[WHAT TO DO]:
Starting at the first line of the listing below, retype each line up to and including the one that contains "width=3pt,minimum width=774pt,minimum height=191pt,inner". Leave pictures out.

[GIVEN INFORMATION]:
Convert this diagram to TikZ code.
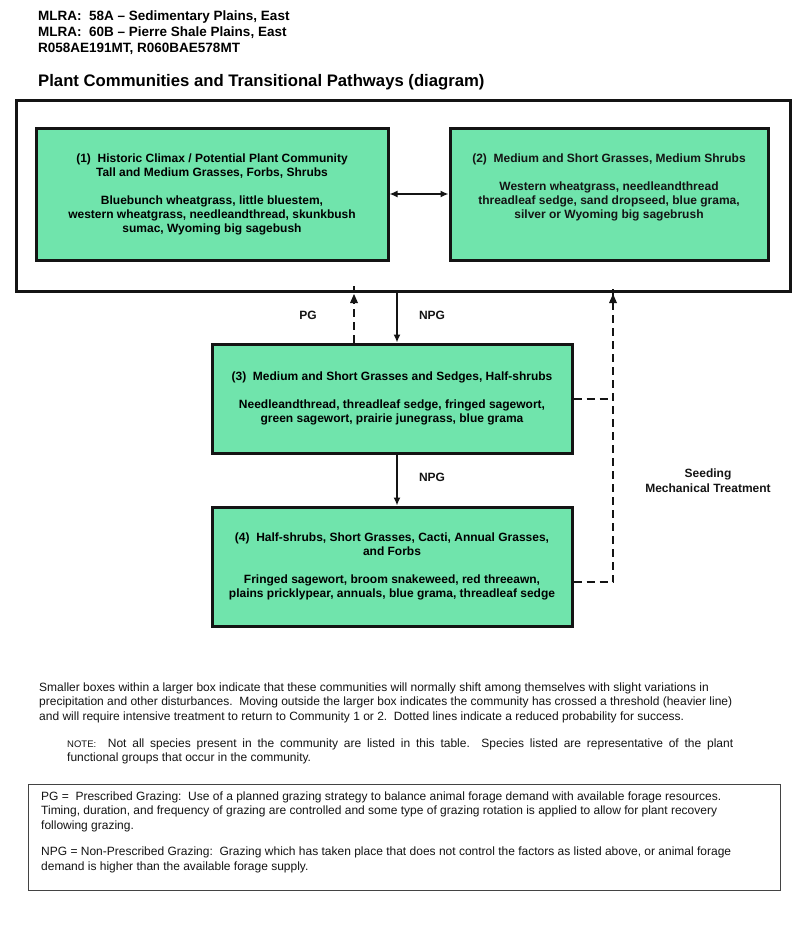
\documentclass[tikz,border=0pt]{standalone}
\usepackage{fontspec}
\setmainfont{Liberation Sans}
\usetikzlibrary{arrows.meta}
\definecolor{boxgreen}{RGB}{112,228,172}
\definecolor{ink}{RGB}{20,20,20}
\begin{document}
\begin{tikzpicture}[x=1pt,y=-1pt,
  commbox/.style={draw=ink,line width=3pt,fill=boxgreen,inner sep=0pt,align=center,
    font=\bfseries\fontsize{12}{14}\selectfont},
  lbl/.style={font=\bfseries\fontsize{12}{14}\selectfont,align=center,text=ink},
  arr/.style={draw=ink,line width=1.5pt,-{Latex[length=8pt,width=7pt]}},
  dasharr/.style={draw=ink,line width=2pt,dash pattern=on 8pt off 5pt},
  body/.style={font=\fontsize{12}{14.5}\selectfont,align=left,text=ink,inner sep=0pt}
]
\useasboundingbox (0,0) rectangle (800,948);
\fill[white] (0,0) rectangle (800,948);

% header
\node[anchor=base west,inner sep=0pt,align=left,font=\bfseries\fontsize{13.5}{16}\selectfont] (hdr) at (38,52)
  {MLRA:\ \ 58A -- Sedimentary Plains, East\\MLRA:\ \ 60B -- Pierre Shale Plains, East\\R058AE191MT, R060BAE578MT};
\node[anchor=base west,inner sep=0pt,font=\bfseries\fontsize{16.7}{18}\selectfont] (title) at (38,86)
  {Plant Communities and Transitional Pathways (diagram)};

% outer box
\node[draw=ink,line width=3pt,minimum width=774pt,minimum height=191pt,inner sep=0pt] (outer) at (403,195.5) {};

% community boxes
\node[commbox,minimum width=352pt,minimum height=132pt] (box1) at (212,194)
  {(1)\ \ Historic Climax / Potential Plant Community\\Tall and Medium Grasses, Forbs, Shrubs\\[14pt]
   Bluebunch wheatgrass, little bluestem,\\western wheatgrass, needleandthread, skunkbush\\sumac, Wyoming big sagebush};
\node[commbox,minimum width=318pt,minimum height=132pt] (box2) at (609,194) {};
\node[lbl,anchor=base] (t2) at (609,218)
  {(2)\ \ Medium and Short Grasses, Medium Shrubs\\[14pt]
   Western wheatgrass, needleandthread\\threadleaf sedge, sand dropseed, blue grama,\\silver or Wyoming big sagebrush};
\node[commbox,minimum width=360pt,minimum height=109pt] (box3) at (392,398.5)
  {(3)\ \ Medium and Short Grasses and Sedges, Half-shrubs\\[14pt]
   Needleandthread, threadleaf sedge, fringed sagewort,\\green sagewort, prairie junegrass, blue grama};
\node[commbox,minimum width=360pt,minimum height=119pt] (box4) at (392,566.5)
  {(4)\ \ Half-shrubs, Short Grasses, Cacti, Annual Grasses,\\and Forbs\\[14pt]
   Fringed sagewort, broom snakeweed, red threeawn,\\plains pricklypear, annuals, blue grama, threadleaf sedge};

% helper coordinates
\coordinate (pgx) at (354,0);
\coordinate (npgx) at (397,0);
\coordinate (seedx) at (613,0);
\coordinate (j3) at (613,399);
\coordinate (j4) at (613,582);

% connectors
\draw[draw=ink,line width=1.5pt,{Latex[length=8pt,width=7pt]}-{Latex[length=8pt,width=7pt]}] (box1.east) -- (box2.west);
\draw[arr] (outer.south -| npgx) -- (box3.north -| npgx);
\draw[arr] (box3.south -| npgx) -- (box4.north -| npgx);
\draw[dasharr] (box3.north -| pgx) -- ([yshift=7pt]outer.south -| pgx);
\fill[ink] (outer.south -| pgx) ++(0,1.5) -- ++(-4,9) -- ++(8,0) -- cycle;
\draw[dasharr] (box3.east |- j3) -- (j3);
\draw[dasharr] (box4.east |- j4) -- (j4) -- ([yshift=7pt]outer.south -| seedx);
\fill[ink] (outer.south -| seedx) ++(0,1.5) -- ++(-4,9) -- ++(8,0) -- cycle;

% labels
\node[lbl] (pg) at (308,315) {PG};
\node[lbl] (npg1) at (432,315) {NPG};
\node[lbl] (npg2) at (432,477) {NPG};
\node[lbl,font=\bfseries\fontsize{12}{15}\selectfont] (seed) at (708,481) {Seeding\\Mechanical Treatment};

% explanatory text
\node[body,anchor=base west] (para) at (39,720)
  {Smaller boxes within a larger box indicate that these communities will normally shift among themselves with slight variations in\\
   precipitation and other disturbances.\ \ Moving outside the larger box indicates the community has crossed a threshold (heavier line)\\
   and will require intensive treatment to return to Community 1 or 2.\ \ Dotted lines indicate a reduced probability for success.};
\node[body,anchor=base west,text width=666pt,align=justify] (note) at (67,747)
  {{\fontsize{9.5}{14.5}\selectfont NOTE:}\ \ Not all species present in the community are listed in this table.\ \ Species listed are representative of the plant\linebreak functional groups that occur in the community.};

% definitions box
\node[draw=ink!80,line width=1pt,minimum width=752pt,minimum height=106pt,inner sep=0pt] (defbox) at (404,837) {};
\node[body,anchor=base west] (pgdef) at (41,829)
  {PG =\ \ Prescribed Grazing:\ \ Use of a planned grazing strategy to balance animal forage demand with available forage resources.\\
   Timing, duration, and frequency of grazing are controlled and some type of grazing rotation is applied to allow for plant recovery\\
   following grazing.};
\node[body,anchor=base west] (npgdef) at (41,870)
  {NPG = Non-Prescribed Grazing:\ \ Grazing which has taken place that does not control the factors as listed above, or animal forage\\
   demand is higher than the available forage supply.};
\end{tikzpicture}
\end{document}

[RESPONSE TO THIS EXERCISE]:
Convert this diagram to TikZ code.
\documentclass[tikz,border=0pt]{standalone}
\usepackage{fontspec}
\setmainfont{Liberation Sans}
\usetikzlibrary{arrows.meta}
\definecolor{boxgreen}{RGB}{112,228,172}
\definecolor{ink}{RGB}{20,20,20}
\begin{document}
\begin{tikzpicture}[x=1pt,y=-1pt,
  commbox/.style={draw=ink,line width=3pt,fill=boxgreen,inner sep=0pt,align=center,
    font=\bfseries\fontsize{12}{14}\selectfont},
  lbl/.style={font=\bfseries\fontsize{12}{14}\selectfont,align=center,text=ink},
  arr/.style={draw=ink,line width=1.5pt,-{Latex[length=8pt,width=7pt]}},
  dasharr/.style={draw=ink,line width=2pt,dash pattern=on 8pt off 5pt},
  body/.style={font=\fontsize{12}{14.5}\selectfont,align=left,text=ink,inner sep=0pt}
]
\useasboundingbox (0,0) rectangle (800,948);
\fill[white] (0,0) rectangle (800,948);

% header
\node[anchor=base west,inner sep=0pt,align=left,font=\bfseries\fontsize{13.5}{16}\selectfont] (hdr) at (38,52)
  {MLRA:\ \ 58A -- Sedimentary Plains, East\\MLRA:\ \ 60B -- Pierre Shale Plains, East\\R058AE191MT, R060BAE578MT};
\node[anchor=base west,inner sep=0pt,font=\bfseries\fontsize{16.7}{18}\selectfont] (title) at (38,86)
  {Plant Communities and Transitional Pathways (diagram)};

% outer box
\node[draw=ink,line width=3pt,minimum width=774pt,minimum height=191pt,inner sep=0pt] (outer) at (403,195.5) {};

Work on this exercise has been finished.